* _Problem to work on_
Write the lines out exactly as they stand, from the one containing "Output the Python" through the one containing "amur_y = [13.56, 13.28, 13.77, 13.55, 14.07, 13.74]", and only those. Omit pictures.
───── Records for this task ─────
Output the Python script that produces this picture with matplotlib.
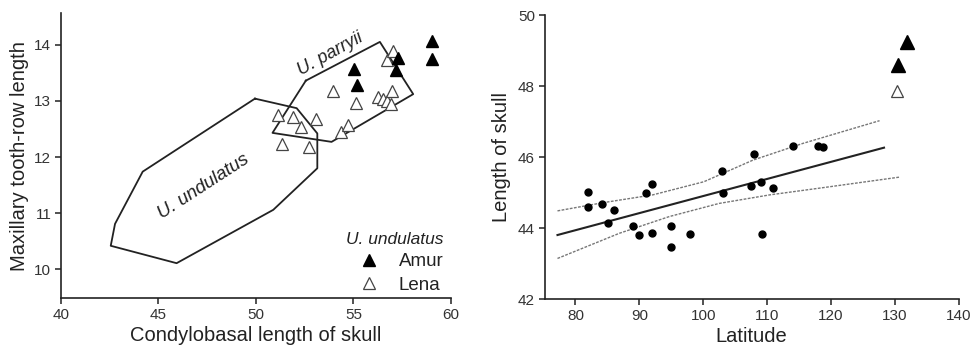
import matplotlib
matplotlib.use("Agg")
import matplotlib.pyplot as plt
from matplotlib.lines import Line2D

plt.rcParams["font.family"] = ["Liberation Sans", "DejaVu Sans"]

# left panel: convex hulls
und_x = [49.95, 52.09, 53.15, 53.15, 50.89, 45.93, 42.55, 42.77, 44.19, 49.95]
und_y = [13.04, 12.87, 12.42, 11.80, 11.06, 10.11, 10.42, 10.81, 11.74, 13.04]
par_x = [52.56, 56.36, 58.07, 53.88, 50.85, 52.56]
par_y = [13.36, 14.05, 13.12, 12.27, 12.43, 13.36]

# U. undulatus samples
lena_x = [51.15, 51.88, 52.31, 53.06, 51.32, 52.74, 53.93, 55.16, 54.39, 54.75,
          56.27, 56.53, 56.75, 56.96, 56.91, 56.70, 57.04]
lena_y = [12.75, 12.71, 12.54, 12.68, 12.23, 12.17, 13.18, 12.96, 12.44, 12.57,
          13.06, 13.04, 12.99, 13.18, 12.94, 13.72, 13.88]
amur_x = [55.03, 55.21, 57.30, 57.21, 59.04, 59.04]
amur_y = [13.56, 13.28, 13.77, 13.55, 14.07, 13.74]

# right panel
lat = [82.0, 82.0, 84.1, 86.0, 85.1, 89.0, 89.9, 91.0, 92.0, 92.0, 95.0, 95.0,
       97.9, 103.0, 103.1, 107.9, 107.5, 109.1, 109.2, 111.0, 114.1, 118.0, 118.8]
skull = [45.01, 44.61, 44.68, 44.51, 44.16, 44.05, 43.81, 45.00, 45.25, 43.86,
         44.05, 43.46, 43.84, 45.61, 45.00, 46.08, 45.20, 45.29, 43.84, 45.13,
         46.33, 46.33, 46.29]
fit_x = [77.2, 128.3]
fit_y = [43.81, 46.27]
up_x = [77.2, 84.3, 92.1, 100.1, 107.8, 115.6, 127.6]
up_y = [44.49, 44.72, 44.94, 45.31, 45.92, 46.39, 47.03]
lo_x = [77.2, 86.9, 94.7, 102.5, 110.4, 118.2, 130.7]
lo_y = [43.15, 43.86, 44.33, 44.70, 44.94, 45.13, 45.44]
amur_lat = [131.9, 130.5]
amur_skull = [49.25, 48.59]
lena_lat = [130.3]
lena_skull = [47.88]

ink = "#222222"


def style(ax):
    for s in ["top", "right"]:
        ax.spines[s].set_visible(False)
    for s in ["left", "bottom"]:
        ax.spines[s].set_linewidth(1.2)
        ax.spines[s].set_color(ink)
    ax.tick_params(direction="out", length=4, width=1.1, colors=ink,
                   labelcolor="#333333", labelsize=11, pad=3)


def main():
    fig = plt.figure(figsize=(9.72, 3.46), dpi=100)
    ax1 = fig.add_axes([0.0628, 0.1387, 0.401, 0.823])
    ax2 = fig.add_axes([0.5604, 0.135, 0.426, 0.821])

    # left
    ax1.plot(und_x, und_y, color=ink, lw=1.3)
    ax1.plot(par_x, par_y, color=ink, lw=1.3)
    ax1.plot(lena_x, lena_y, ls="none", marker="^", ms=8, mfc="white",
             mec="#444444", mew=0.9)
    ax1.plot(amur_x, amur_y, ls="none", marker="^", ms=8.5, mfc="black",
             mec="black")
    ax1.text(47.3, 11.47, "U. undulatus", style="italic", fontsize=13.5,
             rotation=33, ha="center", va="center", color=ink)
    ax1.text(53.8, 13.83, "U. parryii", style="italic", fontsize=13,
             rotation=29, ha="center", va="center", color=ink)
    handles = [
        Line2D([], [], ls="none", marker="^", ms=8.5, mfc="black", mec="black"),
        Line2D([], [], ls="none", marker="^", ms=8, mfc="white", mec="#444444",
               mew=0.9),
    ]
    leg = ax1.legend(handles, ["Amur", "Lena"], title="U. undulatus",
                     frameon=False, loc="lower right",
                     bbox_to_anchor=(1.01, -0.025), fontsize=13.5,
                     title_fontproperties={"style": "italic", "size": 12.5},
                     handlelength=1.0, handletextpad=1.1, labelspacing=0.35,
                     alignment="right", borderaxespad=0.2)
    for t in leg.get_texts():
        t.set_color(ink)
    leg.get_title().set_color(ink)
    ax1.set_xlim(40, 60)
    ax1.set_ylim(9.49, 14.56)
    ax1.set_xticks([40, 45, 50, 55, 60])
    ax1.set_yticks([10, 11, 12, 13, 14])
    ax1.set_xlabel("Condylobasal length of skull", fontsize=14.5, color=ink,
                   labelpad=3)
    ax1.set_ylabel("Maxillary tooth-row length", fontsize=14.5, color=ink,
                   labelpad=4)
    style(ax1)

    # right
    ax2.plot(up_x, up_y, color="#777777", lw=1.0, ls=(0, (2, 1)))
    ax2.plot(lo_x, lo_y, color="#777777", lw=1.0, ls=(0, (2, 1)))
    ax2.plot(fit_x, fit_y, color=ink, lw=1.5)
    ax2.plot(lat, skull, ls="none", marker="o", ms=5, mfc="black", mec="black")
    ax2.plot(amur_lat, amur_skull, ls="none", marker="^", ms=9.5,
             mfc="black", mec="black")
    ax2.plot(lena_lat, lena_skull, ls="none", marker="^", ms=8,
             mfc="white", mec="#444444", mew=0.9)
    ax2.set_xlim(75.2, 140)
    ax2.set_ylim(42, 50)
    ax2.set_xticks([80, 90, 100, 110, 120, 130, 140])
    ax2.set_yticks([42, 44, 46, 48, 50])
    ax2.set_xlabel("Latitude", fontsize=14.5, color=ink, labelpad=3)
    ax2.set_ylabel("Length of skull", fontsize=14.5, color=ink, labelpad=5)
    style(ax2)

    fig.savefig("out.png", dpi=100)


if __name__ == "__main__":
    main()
─────
───── Records for this task ─────
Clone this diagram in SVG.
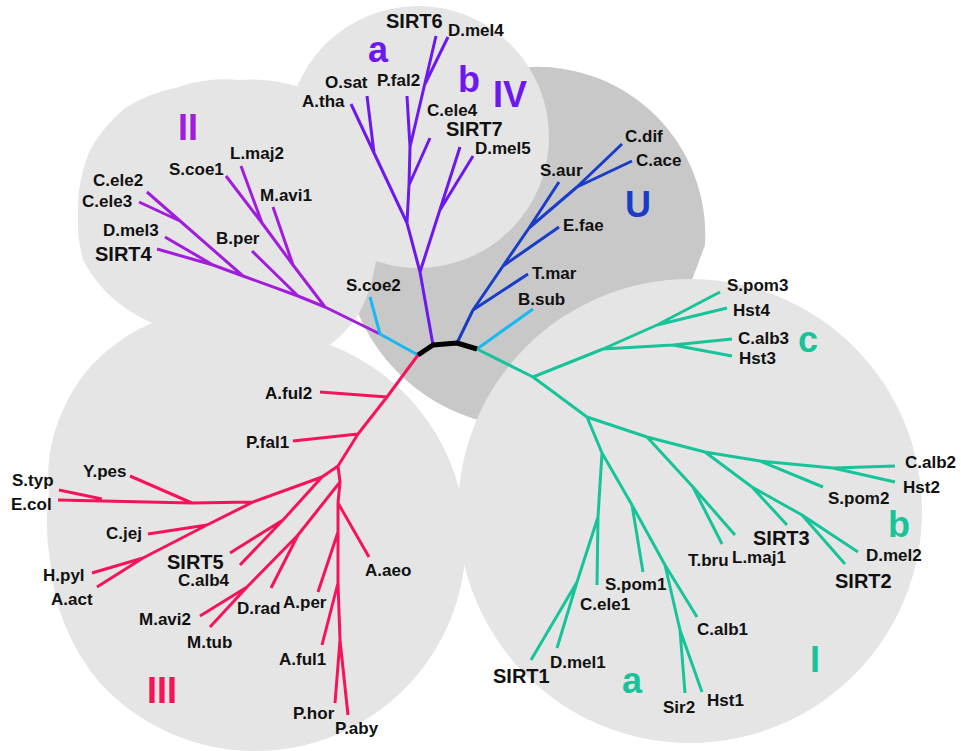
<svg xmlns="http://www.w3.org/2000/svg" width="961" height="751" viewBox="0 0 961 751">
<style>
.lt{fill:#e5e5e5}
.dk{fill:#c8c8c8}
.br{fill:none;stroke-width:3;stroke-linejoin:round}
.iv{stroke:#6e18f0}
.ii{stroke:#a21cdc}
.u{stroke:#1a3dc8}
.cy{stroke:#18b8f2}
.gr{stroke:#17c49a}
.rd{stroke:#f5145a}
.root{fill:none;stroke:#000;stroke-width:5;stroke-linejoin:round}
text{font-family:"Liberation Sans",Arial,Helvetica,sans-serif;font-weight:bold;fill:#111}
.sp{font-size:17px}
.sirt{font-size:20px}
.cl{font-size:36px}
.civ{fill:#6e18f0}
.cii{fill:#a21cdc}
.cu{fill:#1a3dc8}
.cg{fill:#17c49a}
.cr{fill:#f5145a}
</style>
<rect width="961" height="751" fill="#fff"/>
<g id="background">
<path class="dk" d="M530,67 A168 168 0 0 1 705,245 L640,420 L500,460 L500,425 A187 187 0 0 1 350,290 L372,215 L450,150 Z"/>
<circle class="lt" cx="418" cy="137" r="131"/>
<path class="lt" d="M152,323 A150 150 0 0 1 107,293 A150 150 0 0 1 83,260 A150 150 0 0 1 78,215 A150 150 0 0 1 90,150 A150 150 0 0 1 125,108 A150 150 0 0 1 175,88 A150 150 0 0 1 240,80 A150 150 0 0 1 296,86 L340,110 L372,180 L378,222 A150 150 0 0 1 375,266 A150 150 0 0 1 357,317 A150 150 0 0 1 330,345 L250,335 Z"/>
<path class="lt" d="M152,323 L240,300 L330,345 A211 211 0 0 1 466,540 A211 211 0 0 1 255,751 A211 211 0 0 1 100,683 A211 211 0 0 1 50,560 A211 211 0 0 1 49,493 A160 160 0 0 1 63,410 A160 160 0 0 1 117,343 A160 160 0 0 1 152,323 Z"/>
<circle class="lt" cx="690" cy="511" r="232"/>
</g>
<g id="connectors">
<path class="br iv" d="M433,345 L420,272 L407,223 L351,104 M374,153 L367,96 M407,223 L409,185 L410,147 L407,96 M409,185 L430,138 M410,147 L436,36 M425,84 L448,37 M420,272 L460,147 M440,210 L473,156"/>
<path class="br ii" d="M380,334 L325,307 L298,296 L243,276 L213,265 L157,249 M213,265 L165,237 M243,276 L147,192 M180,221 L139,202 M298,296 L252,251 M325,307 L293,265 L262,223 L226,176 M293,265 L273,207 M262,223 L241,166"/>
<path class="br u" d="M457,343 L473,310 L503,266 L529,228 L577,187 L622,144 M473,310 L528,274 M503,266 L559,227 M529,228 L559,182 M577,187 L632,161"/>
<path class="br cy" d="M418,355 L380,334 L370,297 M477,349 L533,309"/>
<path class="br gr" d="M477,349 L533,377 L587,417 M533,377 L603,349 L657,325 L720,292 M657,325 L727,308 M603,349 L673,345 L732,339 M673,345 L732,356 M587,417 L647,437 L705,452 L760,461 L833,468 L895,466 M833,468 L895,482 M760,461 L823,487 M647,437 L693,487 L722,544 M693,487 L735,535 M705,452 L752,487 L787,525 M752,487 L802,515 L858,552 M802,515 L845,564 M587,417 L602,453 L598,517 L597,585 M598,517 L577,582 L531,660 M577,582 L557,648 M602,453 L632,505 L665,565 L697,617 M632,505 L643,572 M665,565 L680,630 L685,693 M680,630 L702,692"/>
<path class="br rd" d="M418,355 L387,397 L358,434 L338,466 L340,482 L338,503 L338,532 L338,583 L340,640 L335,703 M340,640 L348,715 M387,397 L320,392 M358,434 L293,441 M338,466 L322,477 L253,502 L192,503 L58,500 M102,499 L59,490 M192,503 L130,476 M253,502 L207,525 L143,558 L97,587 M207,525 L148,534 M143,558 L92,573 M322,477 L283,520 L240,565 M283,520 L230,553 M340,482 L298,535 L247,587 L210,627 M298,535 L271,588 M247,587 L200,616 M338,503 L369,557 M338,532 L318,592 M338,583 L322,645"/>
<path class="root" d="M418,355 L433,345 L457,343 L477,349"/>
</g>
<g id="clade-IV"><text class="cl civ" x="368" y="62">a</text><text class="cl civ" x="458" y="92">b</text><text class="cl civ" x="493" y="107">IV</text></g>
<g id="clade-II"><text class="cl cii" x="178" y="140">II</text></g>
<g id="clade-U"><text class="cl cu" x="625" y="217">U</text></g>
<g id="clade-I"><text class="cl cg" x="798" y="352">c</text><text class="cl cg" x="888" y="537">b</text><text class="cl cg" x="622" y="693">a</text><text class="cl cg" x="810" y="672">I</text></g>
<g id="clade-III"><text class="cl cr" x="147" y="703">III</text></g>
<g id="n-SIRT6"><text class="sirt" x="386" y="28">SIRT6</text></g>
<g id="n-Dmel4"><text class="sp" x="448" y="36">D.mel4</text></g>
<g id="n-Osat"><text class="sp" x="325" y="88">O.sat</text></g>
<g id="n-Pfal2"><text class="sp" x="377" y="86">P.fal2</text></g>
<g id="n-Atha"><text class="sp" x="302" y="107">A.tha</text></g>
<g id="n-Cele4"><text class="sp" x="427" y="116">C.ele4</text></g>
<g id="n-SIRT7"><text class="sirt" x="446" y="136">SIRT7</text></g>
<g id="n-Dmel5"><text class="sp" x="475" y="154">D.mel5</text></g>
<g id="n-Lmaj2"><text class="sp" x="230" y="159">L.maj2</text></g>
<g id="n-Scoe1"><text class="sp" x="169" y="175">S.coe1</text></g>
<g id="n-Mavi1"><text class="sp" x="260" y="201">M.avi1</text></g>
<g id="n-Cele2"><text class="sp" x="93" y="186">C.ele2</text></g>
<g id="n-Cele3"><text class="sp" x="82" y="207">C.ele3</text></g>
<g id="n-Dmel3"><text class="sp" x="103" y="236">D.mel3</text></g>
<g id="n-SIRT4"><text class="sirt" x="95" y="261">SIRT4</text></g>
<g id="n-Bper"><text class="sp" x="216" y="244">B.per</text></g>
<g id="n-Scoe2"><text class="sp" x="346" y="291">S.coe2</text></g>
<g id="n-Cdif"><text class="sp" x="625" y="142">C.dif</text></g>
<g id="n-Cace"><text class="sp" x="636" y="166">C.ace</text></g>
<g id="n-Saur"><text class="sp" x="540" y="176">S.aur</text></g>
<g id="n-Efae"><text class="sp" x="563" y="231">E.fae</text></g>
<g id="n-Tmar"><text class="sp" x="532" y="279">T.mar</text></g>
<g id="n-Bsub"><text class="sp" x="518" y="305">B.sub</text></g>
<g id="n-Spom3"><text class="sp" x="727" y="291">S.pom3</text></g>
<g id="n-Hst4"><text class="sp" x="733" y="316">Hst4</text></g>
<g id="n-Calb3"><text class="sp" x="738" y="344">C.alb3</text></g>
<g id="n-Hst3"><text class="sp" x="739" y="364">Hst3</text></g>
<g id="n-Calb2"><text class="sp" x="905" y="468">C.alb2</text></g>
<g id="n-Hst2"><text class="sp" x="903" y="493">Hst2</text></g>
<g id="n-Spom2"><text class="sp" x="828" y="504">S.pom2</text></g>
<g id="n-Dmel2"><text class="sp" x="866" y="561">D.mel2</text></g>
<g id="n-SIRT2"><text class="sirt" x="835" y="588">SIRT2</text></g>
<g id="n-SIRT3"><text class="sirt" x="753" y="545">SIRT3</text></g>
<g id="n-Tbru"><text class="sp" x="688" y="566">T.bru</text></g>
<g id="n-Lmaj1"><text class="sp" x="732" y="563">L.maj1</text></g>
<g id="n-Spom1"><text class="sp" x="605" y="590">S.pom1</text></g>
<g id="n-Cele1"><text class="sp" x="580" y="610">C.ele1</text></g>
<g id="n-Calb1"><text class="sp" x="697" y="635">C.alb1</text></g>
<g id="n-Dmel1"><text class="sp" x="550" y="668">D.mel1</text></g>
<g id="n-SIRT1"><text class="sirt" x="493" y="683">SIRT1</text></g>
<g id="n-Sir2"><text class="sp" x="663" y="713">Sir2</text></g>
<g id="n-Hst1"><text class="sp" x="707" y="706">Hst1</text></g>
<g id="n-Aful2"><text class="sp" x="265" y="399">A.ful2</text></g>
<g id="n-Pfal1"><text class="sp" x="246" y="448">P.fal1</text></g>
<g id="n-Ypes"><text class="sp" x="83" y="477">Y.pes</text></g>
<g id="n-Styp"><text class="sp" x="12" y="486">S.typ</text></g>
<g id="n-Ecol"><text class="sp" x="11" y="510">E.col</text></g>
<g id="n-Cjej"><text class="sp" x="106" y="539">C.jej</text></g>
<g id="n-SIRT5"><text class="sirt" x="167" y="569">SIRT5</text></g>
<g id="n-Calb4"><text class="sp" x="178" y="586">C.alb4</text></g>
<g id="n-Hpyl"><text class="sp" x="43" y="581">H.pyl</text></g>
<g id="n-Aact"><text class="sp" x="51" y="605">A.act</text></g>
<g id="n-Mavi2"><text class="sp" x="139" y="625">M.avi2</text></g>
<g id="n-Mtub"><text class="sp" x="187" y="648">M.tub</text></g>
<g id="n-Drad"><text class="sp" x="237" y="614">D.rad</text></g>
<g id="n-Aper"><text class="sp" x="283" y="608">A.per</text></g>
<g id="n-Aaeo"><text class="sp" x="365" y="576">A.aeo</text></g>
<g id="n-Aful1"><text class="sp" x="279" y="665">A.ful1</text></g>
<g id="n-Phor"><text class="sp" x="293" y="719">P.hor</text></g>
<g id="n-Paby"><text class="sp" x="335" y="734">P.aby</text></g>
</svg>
─────
───── Records for this task ─────
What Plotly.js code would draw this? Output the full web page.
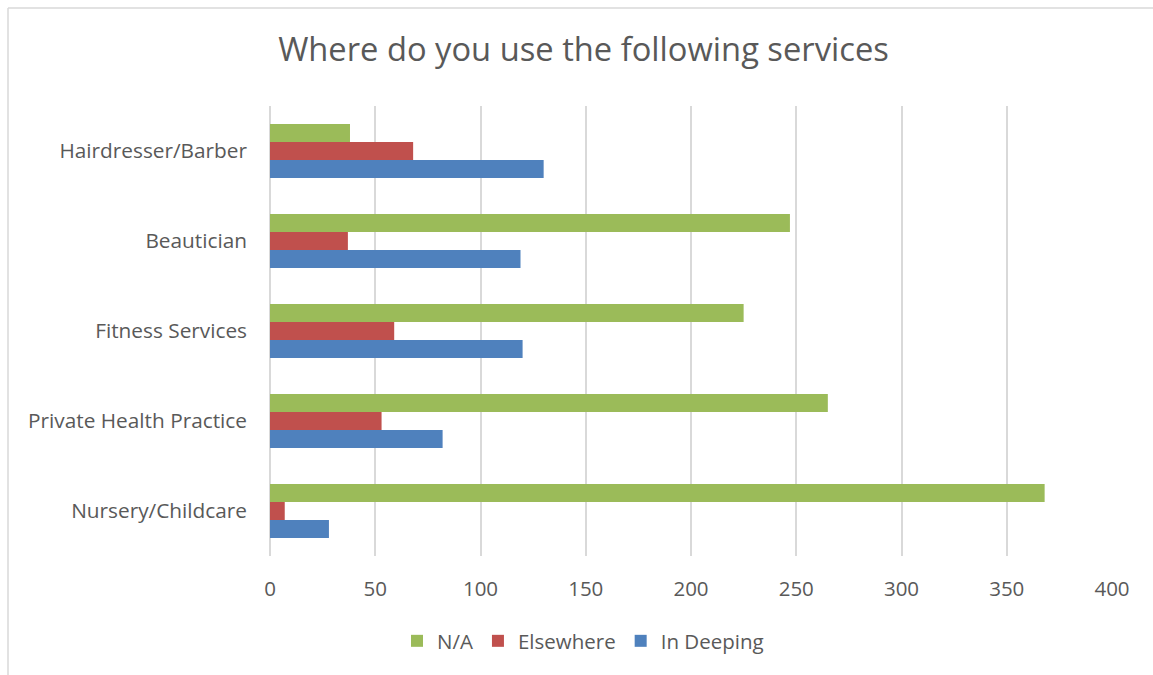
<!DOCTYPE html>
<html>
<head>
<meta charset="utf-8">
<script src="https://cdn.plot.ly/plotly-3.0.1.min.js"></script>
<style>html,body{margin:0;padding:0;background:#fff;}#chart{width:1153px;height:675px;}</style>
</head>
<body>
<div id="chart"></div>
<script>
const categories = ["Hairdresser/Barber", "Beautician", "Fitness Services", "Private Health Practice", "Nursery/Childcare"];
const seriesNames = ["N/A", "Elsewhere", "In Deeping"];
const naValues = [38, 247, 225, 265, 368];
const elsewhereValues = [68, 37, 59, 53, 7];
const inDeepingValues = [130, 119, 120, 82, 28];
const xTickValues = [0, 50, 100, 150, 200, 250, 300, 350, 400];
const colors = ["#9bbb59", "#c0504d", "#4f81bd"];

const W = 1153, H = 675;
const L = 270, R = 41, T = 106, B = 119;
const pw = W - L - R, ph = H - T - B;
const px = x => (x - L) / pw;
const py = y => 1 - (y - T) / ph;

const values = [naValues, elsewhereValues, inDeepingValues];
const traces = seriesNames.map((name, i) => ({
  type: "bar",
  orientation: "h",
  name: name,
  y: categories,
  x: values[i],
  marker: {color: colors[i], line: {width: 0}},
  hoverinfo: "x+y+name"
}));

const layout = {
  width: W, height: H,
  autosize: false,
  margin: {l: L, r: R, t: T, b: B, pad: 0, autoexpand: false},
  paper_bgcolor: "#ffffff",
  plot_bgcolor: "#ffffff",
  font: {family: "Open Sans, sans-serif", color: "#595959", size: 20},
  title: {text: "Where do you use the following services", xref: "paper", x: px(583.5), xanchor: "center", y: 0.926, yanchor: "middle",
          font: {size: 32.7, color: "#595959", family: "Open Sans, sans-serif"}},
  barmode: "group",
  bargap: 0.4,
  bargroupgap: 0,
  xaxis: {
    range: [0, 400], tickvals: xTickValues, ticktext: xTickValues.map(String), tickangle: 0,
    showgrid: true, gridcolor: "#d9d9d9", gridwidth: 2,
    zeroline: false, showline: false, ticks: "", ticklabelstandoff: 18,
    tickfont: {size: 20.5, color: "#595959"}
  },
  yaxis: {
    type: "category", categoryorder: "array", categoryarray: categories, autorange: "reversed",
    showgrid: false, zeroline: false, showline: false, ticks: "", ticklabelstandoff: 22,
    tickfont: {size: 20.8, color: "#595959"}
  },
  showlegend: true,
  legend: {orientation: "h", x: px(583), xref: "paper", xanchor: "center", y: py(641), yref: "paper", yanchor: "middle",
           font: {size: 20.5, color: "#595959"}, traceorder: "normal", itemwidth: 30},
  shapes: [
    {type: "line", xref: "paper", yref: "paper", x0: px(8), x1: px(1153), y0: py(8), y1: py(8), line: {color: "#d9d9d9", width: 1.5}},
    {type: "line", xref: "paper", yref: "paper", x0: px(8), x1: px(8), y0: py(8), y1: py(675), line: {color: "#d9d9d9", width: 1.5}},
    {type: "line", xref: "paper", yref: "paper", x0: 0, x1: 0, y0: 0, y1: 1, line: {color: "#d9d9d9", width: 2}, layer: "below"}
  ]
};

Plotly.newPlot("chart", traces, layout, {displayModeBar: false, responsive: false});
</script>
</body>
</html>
─────
* _Completed exercise_
Output the Python script that produces this picture with matplotlib.
import matplotlib
matplotlib.use("Agg")
import matplotlib.pyplot as plt
from matplotlib.lines import Line2D

plt.rcParams["font.family"] = ["Liberation Sans", "DejaVu Sans"]

# left panel: convex hulls
und_x = [49.95, 52.09, 53.15, 53.15, 50.89, 45.93, 42.55, 42.77, 44.19, 49.95]
und_y = [13.04, 12.87, 12.42, 11.80, 11.06, 10.11, 10.42, 10.81, 11.74, 13.04]
par_x = [52.56, 56.36, 58.07, 53.88, 50.85, 52.56]
par_y = [13.36, 14.05, 13.12, 12.27, 12.43, 13.36]

# U. undulatus samples
lena_x = [51.15, 51.88, 52.31, 53.06, 51.32, 52.74, 53.93, 55.16, 54.39, 54.75,
          56.27, 56.53, 56.75, 56.96, 56.91, 56.70, 57.04]
lena_y = [12.75, 12.71, 12.54, 12.68, 12.23, 12.17, 13.18, 12.96, 12.44, 12.57,
          13.06, 13.04, 12.99, 13.18, 12.94, 13.72, 13.88]
amur_x = [55.03, 55.21, 57.30, 57.21, 59.04, 59.04]
amur_y = [13.56, 13.28, 13.77, 13.55, 14.07, 13.74]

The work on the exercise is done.